Call it Florida French if you'd like. It bears only a passing resemblance to fares you'd find on Paris' Left Bank. Likewise, the Caribbean-inspired décor at Sugar Reef does not evoke scenes from snooty bistros and pretentious cafés. But the food... ah, the food. Oui, it is decidedly French -- French-Caribbean, that is. Open for nearly ten years and run by husband-and-wife team Patrick Farnault and Robin Seger, Sugar Reef takes the best of France, dusts it with island and Asian accents, and serves it all in a tropical dining room where nearly every table has an unobstructed view of Hollywood's beautiful beach. The beachfront casual atmosphere is perfectly offset by the elegant and inventive menu, and Parisian native Farnault has no reservations about reconstructing Continental classics with New World spices. The food selections are accompanied by Sugar Reef's substantial wine list, which features a number of selections from Farnault's homeland, offering ample ways to wet a dry palate.
If you think all Thai food tastes alike, then you obviously haven't been to the Beach. In this second-story walkup restaurant that features an unexpectedly bright view of the Atlantic, authenticity and originality reign, resulting in locale-suited dishes such as "Thai on the Beach Seafood Stir-Fry," the region's freshest scallops, mussels, calamari, and crab encased in a garlicky pepper-ginger sauce. Or Thai shrimp scampi, jumbo crustaceans sautéed scampi-style with mild curry sauce and ground peanuts. And rock lobster pad Thai, one of chef-owner Wannapa Eapros' most popular specials. Then, of course, there's the spice factor -- the heat in these chili-laden dishes can challenge the South Florida sun. A fact to which we respond the same as any dedicated sun-worshiper: Burn, baby, burn.

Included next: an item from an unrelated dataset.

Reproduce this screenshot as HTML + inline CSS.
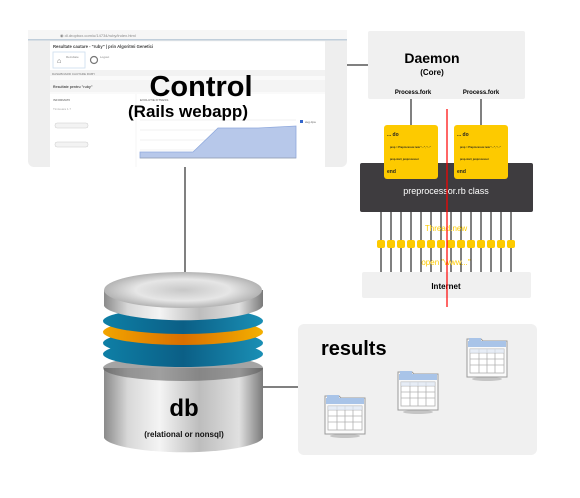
<!DOCTYPE html>
<html><head><style>
html,body{margin:0;padding:0;background:#fff;}
svg{display:block;font-family:"Liberation Sans",Arial,sans-serif;}
</style></head><body>
<svg width="580" height="498" viewBox="0 0 580 498" xmlns="http://www.w3.org/2000/svg">
<defs>
<linearGradient id="metal" x1="0" x2="1" y1="0" y2="0">
<stop offset="0" stop-color="#8a8a8a"/><stop offset="0.15" stop-color="#d8d8d8"/><stop offset="0.35" stop-color="#f4f4f4"/><stop offset="0.6" stop-color="#bdbdbd"/><stop offset="0.85" stop-color="#e0e0e0"/><stop offset="1" stop-color="#7a7a7a"/>
</linearGradient>
<radialGradient id="topg" cx="0.5" cy="0.5" r="0.6">
<stop offset="0" stop-color="#c8c8c8"/><stop offset="0.5" stop-color="#e6e6e6"/><stop offset="1" stop-color="#9a9a9a"/>
</radialGradient>
<linearGradient id="blue" x1="0" x2="1"><stop offset="0" stop-color="#0e7fa6"/><stop offset="0.5" stop-color="#0b5f86"/><stop offset="1" stop-color="#1a8fb5"/></linearGradient>
<linearGradient id="orng" x1="0" x2="1"><stop offset="0" stop-color="#f2a500"/><stop offset="0.5" stop-color="#d96f00"/><stop offset="1" stop-color="#f4b000"/></linearGradient>
<g id="tbl">
<ellipse cx="20" cy="42" rx="15" ry="2" fill="#999" opacity="0.5"/>
<path d="M0 2 H14 L16 4 H40 V40 H0 Z" fill="#fafafa" stroke="#9a9a9a" stroke-width="1"/>
<rect x="1" y="4" width="38" height="6" fill="#a9c4e8"/>
<rect x="2" y="1" width="12" height="4" fill="#a9c4e8"/>
<g stroke="#b0b0b0" stroke-width="0.8" fill="none">
<rect x="3" y="12" width="34" height="24" fill="#fff"/>
<line x1="3" y1="16" x2="37" y2="16"/><line x1="3" y1="22" x2="37" y2="22"/><line x1="3" y1="28" x2="37" y2="28"/>
<line x1="12" y1="12" x2="12" y2="36"/><line x1="20" y1="12" x2="20" y2="36"/><line x1="28" y1="12" x2="28" y2="36"/>
</g>
<rect x="3" y="12" width="34" height="4" fill="#dde6f2" opacity="0.7"/>
</g>
</defs>

<!-- screenshot -->
<rect x="28" y="30" width="319" height="137" rx="6" fill="#eeeeee"/>
<rect x="28" y="30" width="319" height="9" fill="#f6f6f6"/>
<rect x="28" y="39" width="319" height="1.5" fill="#c0cedb"/>
<text x="60" y="37" font-size="4" fill="#888">◉ dl.dropbox.com/u/14734/ruby/index.html</text>
<rect x="50" y="41" width="275" height="126" fill="#fafafa"/>
<rect x="50" y="42" width="275" height="28" fill="#fff"/>
<text x="53" y="48" font-size="4.2" font-weight="bold" fill="#444">Resultate cautare - "ruby" | prin Algoritmi Genetici</text>
<rect x="53" y="52" width="32" height="16" fill="#fff" stroke="#cde" stroke-width="0.8"/>
<text x="57" y="63" font-size="7" fill="#555">⌂</text>
<text x="66" y="58" font-size="3" fill="#888">Rezultate</text>
<circle cx="94" cy="60" r="3.5" fill="none" stroke="#777" stroke-width="1.2"/>
<text x="100" y="58" font-size="3" fill="#888">Logout</text>
<rect x="50" y="70" width="275" height="6" fill="#f2f2f2"/>
<text x="52" y="75" font-size="3" fill="#777">DASHBOARD CAUTARE RUBY</text>
<rect x="50" y="80" width="275" height="12" fill="#f4f4f4"/>
<text x="53" y="88" font-size="3.5" font-weight="bold" fill="#555">Resultate pentru "ruby"</text>
<rect x="50" y="94" width="85" height="73" fill="#fff"/>
<text x="53" y="101" font-size="3" fill="#555">INFORMATII</text>
<text x="53" y="110" font-size="3" fill="#aaa">Timisoara 1.7</text>
<rect x="55" y="123" width="33" height="5" rx="2" fill="#f3f3f3" stroke="#ccc" stroke-width="0.5"/>
<rect x="55" y="142" width="33" height="5" rx="2" fill="#f3f3f3" stroke="#ccc" stroke-width="0.5"/>
<rect x="137" y="94" width="188" height="73" fill="#fff"/>
<text x="140" y="101" font-size="3" fill="#555">EVOLUTIE FITNESS</text>
<g stroke="#e4e4e4" stroke-width="0.5"><line x1="140" y1="120" x2="296" y2="120"/><line x1="140" y1="130" x2="296" y2="130"/><line x1="140" y1="140" x2="296" y2="140"/><line x1="140" y1="150" x2="296" y2="150"/></g>
<polygon points="140,152 193,152 218,128 258,128 296,126 296,158 140,158" fill="#b7c8ea" stroke="#8fa9dd" stroke-width="0.8"/>
<line x1="140" y1="158" x2="296" y2="158" stroke="#999" stroke-width="0.5"/>
<rect x="300" y="120" width="3" height="3" fill="#3366cc"/>
<text x="305" y="123" font-size="3" fill="#666">avg dpa</text>
<text x="201" y="96" font-size="29" font-weight="bold" text-anchor="middle" fill="#000">Control</text>
<text x="188" y="117" font-size="17" font-weight="bold" text-anchor="middle" fill="#000">(Rails webapp)</text>

<!-- connectors -->
<line x1="185" y1="167" x2="185" y2="272" stroke="#000" stroke-width="1"/>
<line x1="347" y1="65" x2="368" y2="65" stroke="#000" stroke-width="1"/>
<line x1="263" y1="387" x2="298" y2="387" stroke="#000" stroke-width="1"/>

<!-- daemon -->
<rect x="368" y="31" width="157" height="68" rx="2" fill="#f0f0f0"/>
<text x="432" y="63" font-size="14" font-weight="bold" text-anchor="middle">Daemon</text>
<text x="432" y="75" font-size="8" font-weight="bold" text-anchor="middle">(Core)</text>
<text x="413" y="94" font-size="6" font-weight="bold" text-anchor="middle">Process.fork</text>
<text x="481" y="94" font-size="6" font-weight="bold" text-anchor="middle">Process.fork</text>
<line x1="411" y1="99" x2="411" y2="125" stroke="#000"/>
<line x1="481" y1="99" x2="481" y2="125" stroke="#000"/>

<rect x="360" y="163" width="173" height="49" rx="2" fill="#3e3c3f"/>
<text x="446" y="194" font-size="9" text-anchor="middle" fill="#fff">preprocessor.rb class</text>
<g font-size="5" font-weight="bold" fill="#222">
<rect x="384" y="125" width="54" height="54" rx="3" fill="#fdca00"/>
<text x="387" y="136">... do</text>
<text x="390" y="148" font-size="2.5">prep = Preprocessor.new "...", "..."</text>
<text x="390" y="160" font-size="2.5">prep.start_preprocessor</text>
<text x="387" y="173">end</text>
<rect x="454" y="125" width="54" height="54" rx="3" fill="#fdca00"/>
<text x="457" y="136">... do</text>
<text x="460" y="148" font-size="2.5">prep = Preprocessor.new "...", "..."</text>
<text x="460" y="160" font-size="2.5">prep.start_preprocessor</text>
<text x="457" y="173">end</text>
</g>

<g stroke="#000" stroke-width="1">
<line x1="381" y1="212" x2="381" y2="272"/><line x1="391" y1="212" x2="391" y2="272"/><line x1="401" y1="212" x2="401" y2="272"/><line x1="411" y1="212" x2="411" y2="272"/><line x1="421" y1="212" x2="421" y2="272"/><line x1="431" y1="212" x2="431" y2="272"/><line x1="441" y1="212" x2="441" y2="272"/><line x1="451" y1="212" x2="451" y2="272"/><line x1="461" y1="212" x2="461" y2="272"/><line x1="471" y1="212" x2="471" y2="272"/><line x1="481" y1="212" x2="481" y2="272"/><line x1="491" y1="212" x2="491" y2="272"/><line x1="501" y1="212" x2="501" y2="272"/><line x1="511" y1="212" x2="511" y2="272"/>
</g>
<g fill="#fdca00">
<rect x="377" y="240" width="8" height="8" rx="2"/><rect x="387" y="240" width="8" height="8" rx="2"/><rect x="397" y="240" width="8" height="8" rx="2"/><rect x="407" y="240" width="8" height="8" rx="2"/><rect x="417" y="240" width="8" height="8" rx="2"/><rect x="427" y="240" width="8" height="8" rx="2"/><rect x="437" y="240" width="8" height="8" rx="2"/><rect x="447" y="240" width="8" height="8" rx="2"/><rect x="457" y="240" width="8" height="8" rx="2"/><rect x="467" y="240" width="8" height="8" rx="2"/><rect x="477" y="240" width="8" height="8" rx="2"/><rect x="487" y="240" width="8" height="8" rx="2"/><rect x="497" y="240" width="8" height="8" rx="2"/><rect x="507" y="240" width="8" height="8" rx="2"/>
</g>
<text x="446" y="231" font-size="8" text-anchor="middle" fill="#fdca00">Thread.new</text>
<text x="446" y="265" font-size="8" text-anchor="middle" fill="#fdca00">open "www..."</text>
<rect x="362" y="272" width="169" height="26" rx="2" fill="#f0f0f0"/>
<text x="446" y="289" font-size="8" font-weight="bold" text-anchor="middle">Internet</text>
<line x1="447" y1="109" x2="447" y2="307" stroke="#ff0000" stroke-width="1.2"/>

<!-- db -->
<path d="M104 368 V438 A80 16 0 0 0 263 438 V368 Z" fill="url(#metal)"/>
<ellipse cx="183" cy="368" rx="80" ry="13" fill="#5a5a5a" opacity="0.55"/>
<ellipse cx="183" cy="354" rx="80" ry="13" fill="url(#blue)"/>
<ellipse cx="183" cy="343" rx="80" ry="13" fill="url(#blue)"/>
<ellipse cx="183" cy="332" rx="80" ry="13" fill="url(#orng)"/>
<ellipse cx="183" cy="321" rx="80" ry="13" fill="url(#blue)"/>
<path d="M104 290 V306 A80 16 0 0 0 263 306 V290 Z" fill="url(#metal)"/>
<ellipse cx="183" cy="290" rx="79" ry="18" fill="url(#topg)"/>
<text x="184" y="416" font-size="24" font-weight="bold" text-anchor="middle">db</text>
<text x="184" y="437" font-size="8" font-weight="bold" text-anchor="middle" fill="#111">(relational or nonsql)</text>

<!-- results -->
<rect x="298" y="324" width="239" height="131" rx="6" fill="#f0f0f0"/>
<text x="321" y="355" font-size="20" font-weight="bold">results</text>
<use href="#tbl" x="325" y="394"/>
<use href="#tbl" x="398" y="370"/>
<use href="#tbl" x="467" y="337"/>
</svg>
</body></html>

If you're an epicure, you probably yen for that yuppie Cuban cuisine, maduro soufflés and the like. We hate that stuff. What we like is Black Beans. What we like is Felix Pereira, who arrived from the island in 1956 and has run restaurants virtually since the first day. What we like is lamb stew with savory raisins, succulent pork roast, and enormous, whole, fried snapper that comes with the head on. What we really like is the prices at this nondescript but scrupulously clean joint of 14 tables that opened the day after Christmas in 1993. At lunch, there's almost nothing that costs more than six dollars. Breakfast is similarly cheap. Two eggs, toast, and potatoes go for $1.55. Dinner's cheap too. Pereira, you see, followed the path of others in Broward County's community of exiles from el exilio. He and his wife, Herenia, spent almost three decades running a small restaurant in Miami, bought a bigger one in North Miami, then moved even further north to Hollywood "because Miami was getting really bad, and Hollywood is a nice, small town." This guy is dedicated. He raised his three kids in his restaurants and still works at Black Beans seven days a week from 8:30 a.m. to 10 p.m. He's 72 years old, so he needs a little more sleep than he used to -- and there's an air-conditioned room in the back. But he expects to be serving up moros, batidos, and tres leches for a very long time. So, hey, stop in, sip a cortadito, and tell him how you like real food cooked by a real macho!